California Governor Gavin Newsom signed an executive order on Wednesday that halts the execution of inmates on death row, giving over 700 convicted felons a reprieve from their sentences for the time being. “I do not believe that a civilized society can claim to be a leader in the world as long as its government continues to sanction the premeditated and discriminatory execution of its people,” he said in a statement.

He issued the moratorium on capital punishment despite voters’ 2016 decision to not abolish the death penalty in the state. An organization that supports the state’s death penalty pointed out to the New York Times that this wasn’t the first rejection by California residents. “Voters have had multiple opportunities in California over three decades to abandon the death penalty and they’ve shut them down at every chance.” While state legislators have the authority to halt executions, the death penalty can only be abolished at the ballot box.
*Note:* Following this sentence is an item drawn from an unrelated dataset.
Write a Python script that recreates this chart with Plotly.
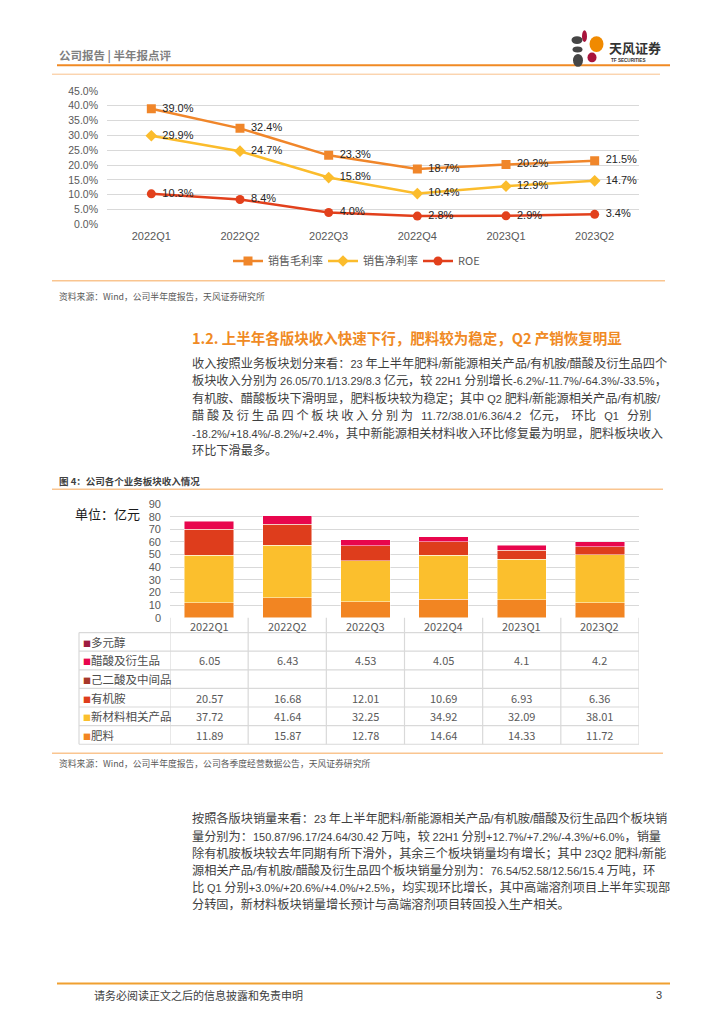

Newsom has previously cited his religious upbringing as a reason for why he opposes the death penalty, considering it immoral, but politically he has acknowledged that capital punishment disproportionally affects “defendants who are mentally ill, black and brown, or can’t afford expensive legal representation.” Newsom told the San Francisco Chronicle that a majority of death row inmates are black or Latino, and that people are more likely to be sentenced to death when the victims is white rather than a person of color. With capital punishment, there is also the very real risk that a death row inmate will be executed for a crime they did not commit, which weighed most heavily in Newsom’s decision.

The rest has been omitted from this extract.